“Over the river and through the woods … if you make it to grandma’s, thank a plow driver!”
That little line came from Peg Smith, a highway patrol foreman and SEA member, on the SEA’s Facebook page on Christmas day. It was a small reminder that even on a holiday, when the weather wasn’t all that wild, Department of Transportation crews were out making sure the roads were safe. Days like that, most people don’t even notice the hard-working folks who’ve made that trek to grandma’s house safe for all.
“The thing about working Christmas, most people know they’re going to work Christmas or not … we’re on call,” she said. “We can’t make any plans. We can make tentative plans, but they get thrown out the window.”

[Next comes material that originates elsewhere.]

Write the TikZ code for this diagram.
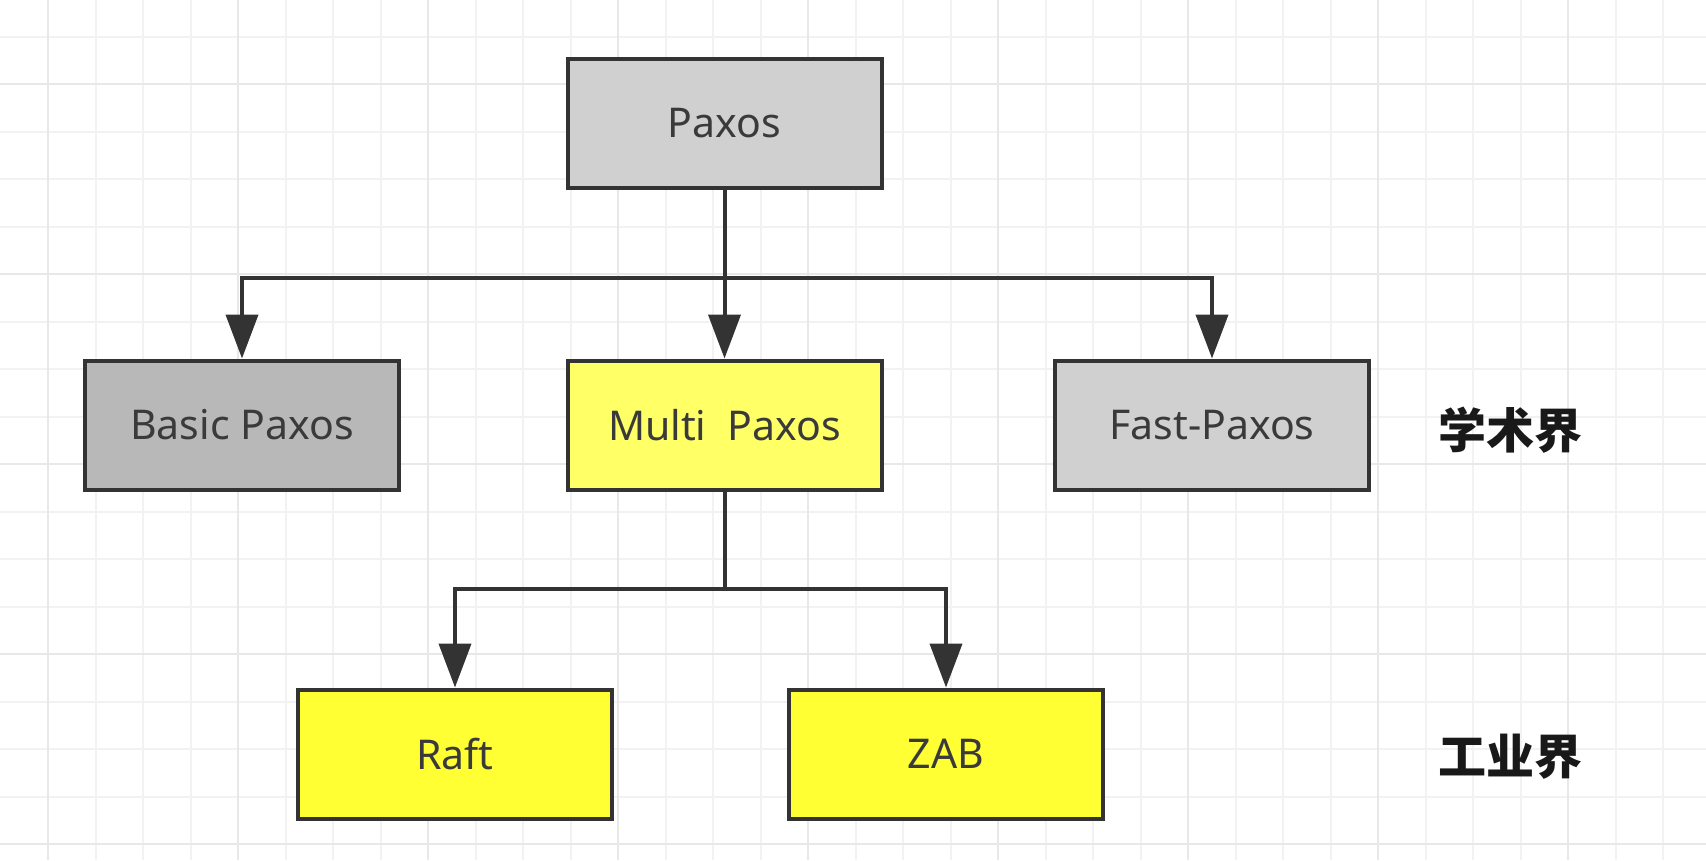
\documentclass[tikz,border=0pt]{standalone}
\usepackage{fontspec}
\setmainfont{Noto Sans}
\newfontfamily\cjk{Noto Sans CJK SC}
\usetikzlibrary{arrows.meta}
\definecolor{minorgrid}{HTML}{F2F2F2}
\definecolor{majorgrid}{HTML}{E8E8E8}
\definecolor{edge}{HTML}{333333}
\definecolor{txt}{HTML}{3A3A3A}
\definecolor{grayA}{HTML}{D0D0D0}
\definecolor{grayB}{HTML}{B8B8B8}
\definecolor{yellowA}{HTML}{FFFF66}
\definecolor{yellowB}{HTML}{FFFF33}
\tikzset{
  box/.style={draw=edge, line width=4pt, minimum width=314pt, minimum height=129pt,
    inner sep=0pt, text=txt, font=\fontsize{41}{48}\selectfont},
  arr/.style={draw=edge, line width=4pt, -{Triangle[width=32pt,length=44pt]}},
  ln/.style={draw=edge, line width=4pt},
  lab/.style={text=black!90, font=\cjk\bfseries\fontsize{48}{54}\selectfont}
}
\begin{document}
\begin{tikzpicture}[x=1pt,y=-1pt]
\useasboundingbox (0,0) rectangle (1706,860);
\fill[white] (0,0) rectangle (1706,860);
% grid
\foreach \i in {0,...,35} {
  \pgfmathsetmacro{\xx}{48+47.5*\i}
  \draw[minorgrid, line width=2pt] (\xx,0) -- (\xx,860);
}
\foreach \i in {-1,...,17} {
  \pgfmathsetmacro{\yy}{36.5+47.5*\i}
  \draw[minorgrid, line width=2pt] (0,\yy) -- (1706,\yy);
}
\foreach \i in {0,...,8} {
  \pgfmathsetmacro{\xx}{48+190*\i}
  \draw[majorgrid, line width=2pt] (\xx,0) -- (\xx,860);
}
\foreach \i in {0,...,4} {
  \pgfmathsetmacro{\yy}{84+190*\i}
  \draw[majorgrid, line width=2pt] (0,\yy) -- (1706,\yy);
}
% nodes
\node[box, fill=grayA] (paxos) at (724.5,123) {Paxos};
\node[box, fill=grayB] (basic) at (242,425) {Basic Paxos};
\node[box, fill=yellowA] (multi) at (724.5,425) {Multi\ \ Paxos};
\node[box, fill=grayA] (fast) at (1212,425) {Fast-Paxos};
\node[box, fill=yellowB] (raft) at (455,754) {Raft};
\node[box, fill=yellowB] (zab) at (946,754) {ZAB};
\node[lab] (acad) at (1510,430) {学术界};
\node[lab] (ind) at (1510,757) {工业界};
% connectors
\coordinate (b1) at (724.5,278);
\coordinate (b2) at (724.5,589);
\draw[arr] (paxos.south) -- (multi.north);
\draw[arr] (b1) -| (basic.north);
\draw[arr] (b1) -| (fast.north);
\draw[ln] (multi.south) -- (b2);
\draw[arr] (b2) -| (raft.north);
\draw[arr] (b2) -| (zab.north);
\end{tikzpicture}
\end{document}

“A lot of the guys have kids, and they got called out just when the kids would be waking up on Christmas,” she said. “But that’s our mission, that’s our job: the roads have to be clear,” Smith said.
Smith had Wednesday off, but was warily watching weather reports as a winter storm churned towards New Hampshire. She was expecting to be called in around 8 or 9 Wednesday night.
“I’m sure we’ll be calling the whole fleet in,” she said. “The guys get up to the shed and call me, and I’ll tell them how much salt or material to grab, and whether to scrape and treat or scrape or just treat.”
“We’ll just keep going until the sun comes out,” Smith said.
But that doesn’t mean they’ll stop there – they’ll just change gears.
“It’s gonna snow really hard, and if and when it turns to rain, all of our basins are going to clog and the roads will flood,” she said.
If it starts snowing again in the afternoon, they’ll be back at work clearing the roads. All in all, Smith is expecting a long haul.
“We’re supposed to go home at 3:30 Thursday,” she said. “I’m thinking I’m not going home until 3:30 Friday.”
And that’s even tougher for crew members who worked their regular shifts on Wednesday, attaching plows to trucks, checking wipers and tires and fueling up.
But Smith says DOT crews are used to toiling away when few are looking – and most are sleeping.
“The most time we work is in the middle of the night,” she said. “We usually get called out at night for a salt run.”
“We go out and come back in and nobody knows we’re out there,” Smith said.